WRITTEN EXERCISE:
With pictures left out, retype exactly the lines from the one containing "Recreate this image" through the final line of the entries.

GIVEN RECORDS:
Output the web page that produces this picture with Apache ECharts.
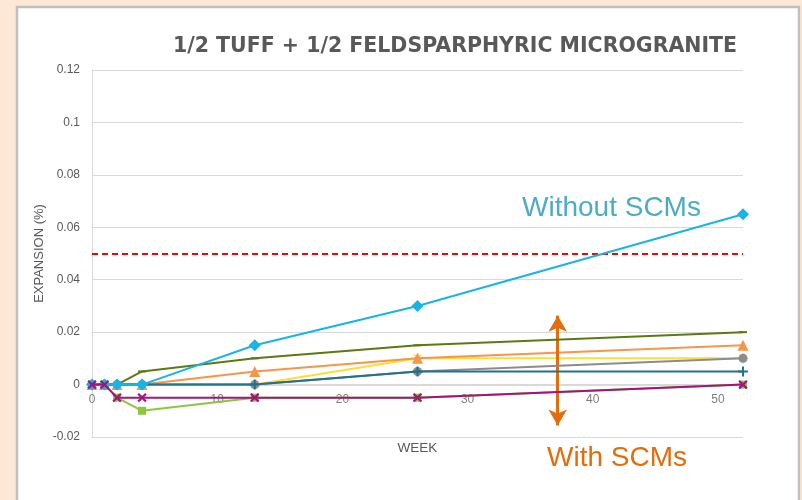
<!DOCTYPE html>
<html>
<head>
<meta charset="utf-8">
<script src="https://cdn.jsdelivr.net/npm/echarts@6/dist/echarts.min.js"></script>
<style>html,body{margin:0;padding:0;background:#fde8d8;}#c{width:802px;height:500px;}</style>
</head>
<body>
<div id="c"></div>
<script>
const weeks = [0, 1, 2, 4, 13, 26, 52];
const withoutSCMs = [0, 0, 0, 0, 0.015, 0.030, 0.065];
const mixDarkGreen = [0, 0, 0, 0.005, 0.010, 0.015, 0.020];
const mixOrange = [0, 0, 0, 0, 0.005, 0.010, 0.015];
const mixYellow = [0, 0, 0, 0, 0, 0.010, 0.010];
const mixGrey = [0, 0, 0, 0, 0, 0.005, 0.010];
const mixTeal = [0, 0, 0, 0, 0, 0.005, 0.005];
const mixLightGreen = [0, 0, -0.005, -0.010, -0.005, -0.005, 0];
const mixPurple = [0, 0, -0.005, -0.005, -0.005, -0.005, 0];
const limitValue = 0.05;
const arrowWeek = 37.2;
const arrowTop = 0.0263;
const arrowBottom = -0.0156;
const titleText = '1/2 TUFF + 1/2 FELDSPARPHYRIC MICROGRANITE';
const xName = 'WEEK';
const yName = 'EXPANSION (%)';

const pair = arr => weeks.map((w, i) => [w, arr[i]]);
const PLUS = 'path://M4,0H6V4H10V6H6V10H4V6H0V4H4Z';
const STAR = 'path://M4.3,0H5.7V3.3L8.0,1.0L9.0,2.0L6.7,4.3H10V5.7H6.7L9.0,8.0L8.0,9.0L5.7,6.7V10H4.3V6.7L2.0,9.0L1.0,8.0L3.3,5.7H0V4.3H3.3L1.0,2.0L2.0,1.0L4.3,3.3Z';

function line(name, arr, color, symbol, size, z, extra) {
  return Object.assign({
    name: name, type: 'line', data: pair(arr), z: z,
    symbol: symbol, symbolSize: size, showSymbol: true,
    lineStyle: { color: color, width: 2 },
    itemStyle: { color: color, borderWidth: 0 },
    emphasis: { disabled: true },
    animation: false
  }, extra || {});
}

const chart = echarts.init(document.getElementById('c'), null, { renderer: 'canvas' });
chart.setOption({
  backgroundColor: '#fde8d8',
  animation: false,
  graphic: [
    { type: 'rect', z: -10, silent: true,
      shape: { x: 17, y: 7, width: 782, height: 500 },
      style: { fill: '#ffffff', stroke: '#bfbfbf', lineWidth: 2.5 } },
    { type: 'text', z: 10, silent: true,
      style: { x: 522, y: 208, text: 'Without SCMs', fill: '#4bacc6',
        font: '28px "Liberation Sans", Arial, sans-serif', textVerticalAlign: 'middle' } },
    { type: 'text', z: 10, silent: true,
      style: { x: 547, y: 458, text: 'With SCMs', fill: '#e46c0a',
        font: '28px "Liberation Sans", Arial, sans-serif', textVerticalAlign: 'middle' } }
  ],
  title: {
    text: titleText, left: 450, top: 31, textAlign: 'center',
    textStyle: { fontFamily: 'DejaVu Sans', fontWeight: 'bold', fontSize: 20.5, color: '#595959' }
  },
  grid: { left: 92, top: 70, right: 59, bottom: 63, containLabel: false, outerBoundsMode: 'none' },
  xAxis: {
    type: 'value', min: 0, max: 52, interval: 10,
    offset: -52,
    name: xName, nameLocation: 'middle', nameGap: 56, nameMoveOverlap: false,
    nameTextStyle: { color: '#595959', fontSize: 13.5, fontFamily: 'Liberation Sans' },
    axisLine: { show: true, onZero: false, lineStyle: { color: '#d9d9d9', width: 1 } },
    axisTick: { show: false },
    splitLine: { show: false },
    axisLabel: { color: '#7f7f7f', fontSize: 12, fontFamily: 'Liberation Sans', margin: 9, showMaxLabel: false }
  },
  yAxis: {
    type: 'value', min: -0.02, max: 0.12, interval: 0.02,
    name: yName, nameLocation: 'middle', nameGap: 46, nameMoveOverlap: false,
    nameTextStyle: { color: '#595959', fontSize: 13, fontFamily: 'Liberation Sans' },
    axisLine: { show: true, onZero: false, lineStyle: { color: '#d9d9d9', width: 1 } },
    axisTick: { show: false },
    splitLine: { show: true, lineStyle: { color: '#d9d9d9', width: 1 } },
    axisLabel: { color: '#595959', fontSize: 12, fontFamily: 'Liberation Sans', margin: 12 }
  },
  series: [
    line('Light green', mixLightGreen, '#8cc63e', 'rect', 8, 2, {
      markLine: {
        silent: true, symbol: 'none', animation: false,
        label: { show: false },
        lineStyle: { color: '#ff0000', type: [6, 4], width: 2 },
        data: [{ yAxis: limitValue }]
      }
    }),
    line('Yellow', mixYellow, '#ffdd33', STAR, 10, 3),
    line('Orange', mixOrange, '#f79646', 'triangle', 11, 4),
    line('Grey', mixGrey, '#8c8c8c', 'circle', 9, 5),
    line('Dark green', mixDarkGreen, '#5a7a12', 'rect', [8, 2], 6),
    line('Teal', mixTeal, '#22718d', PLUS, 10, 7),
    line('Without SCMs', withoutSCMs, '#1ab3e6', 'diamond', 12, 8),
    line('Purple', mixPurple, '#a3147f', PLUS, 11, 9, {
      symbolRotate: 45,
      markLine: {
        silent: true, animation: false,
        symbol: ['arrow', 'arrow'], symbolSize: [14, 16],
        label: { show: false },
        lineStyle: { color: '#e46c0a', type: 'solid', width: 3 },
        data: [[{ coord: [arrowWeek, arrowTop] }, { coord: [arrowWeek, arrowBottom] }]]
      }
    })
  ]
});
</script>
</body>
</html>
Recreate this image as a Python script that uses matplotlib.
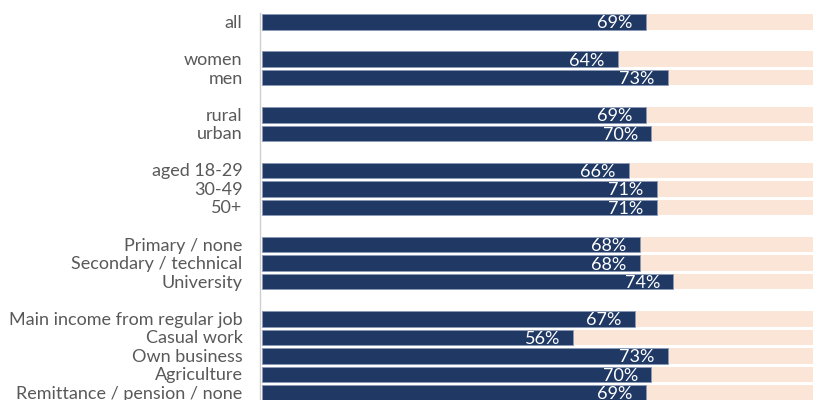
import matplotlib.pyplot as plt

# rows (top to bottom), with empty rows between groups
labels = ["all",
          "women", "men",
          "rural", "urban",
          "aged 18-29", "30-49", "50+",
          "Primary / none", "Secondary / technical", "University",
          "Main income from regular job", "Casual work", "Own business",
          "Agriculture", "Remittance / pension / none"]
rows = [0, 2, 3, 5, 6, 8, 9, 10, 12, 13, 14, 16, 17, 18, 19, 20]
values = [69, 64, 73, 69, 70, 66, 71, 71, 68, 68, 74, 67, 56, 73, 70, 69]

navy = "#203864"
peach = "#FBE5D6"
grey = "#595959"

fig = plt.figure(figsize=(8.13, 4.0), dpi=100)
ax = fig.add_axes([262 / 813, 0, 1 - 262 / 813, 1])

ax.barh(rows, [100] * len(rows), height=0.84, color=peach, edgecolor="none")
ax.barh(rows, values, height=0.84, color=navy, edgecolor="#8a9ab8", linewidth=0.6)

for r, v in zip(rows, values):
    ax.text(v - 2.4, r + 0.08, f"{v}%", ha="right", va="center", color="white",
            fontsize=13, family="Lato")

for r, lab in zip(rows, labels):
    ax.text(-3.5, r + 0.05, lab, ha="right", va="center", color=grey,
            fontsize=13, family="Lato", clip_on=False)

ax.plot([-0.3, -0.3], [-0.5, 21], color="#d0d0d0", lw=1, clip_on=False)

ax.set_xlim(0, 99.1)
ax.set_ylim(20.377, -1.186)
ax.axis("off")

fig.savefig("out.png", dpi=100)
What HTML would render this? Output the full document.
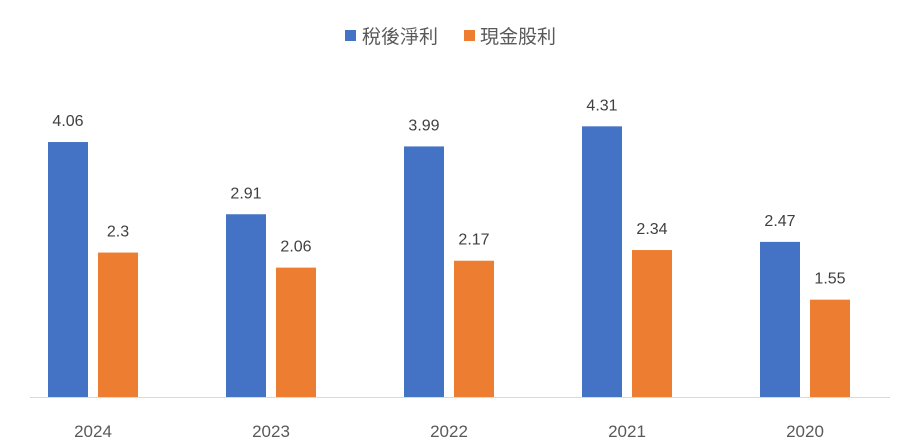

SOLVED PROBLEM:
Recreate this image as a Python script that uses matplotlib.
import matplotlib.pyplot as plt

# rows (top to bottom), with empty rows between groups
labels = ["all",
          "women", "men",
          "rural", "urban",
          "aged 18-29", "30-49", "50+",
          "Primary / none", "Secondary / technical", "University",
          "Main income from regular job", "Casual work", "Own business",
          "Agriculture", "Remittance / pension / none"]
rows = [0, 2, 3, 5, 6, 8, 9, 10, 12, 13, 14, 16, 17, 18, 19, 20]
values = [69, 64, 73, 69, 70, 66, 71, 71, 68, 68, 74, 67, 56, 73, 70, 69]

navy = "#203864"
peach = "#FBE5D6"
grey = "#595959"

fig = plt.figure(figsize=(8.13, 4.0), dpi=100)
ax = fig.add_axes([262 / 813, 0, 1 - 262 / 813, 1])

ax.barh(rows, [100] * len(rows), height=0.84, color=peach, edgecolor="none")
ax.barh(rows, values, height=0.84, color=navy, edgecolor="#8a9ab8", linewidth=0.6)

for r, v in zip(rows, values):
    ax.text(v - 2.4, r + 0.08, f"{v}%", ha="right", va="center", color="white",
            fontsize=13, family="Lato")

for r, lab in zip(rows, labels):
    ax.text(-3.5, r + 0.05, lab, ha="right", va="center", color=grey,
            fontsize=13, family="Lato", clip_on=False)

ax.plot([-0.3, -0.3], [-0.5, 21], color="#d0d0d0", lw=1, clip_on=False)

ax.set_xlim(0, 99.1)
ax.set_ylim(20.377, -1.186)
ax.axis("off")

fig.savefig("out.png", dpi=100)
What HTML would render this? Output the full document.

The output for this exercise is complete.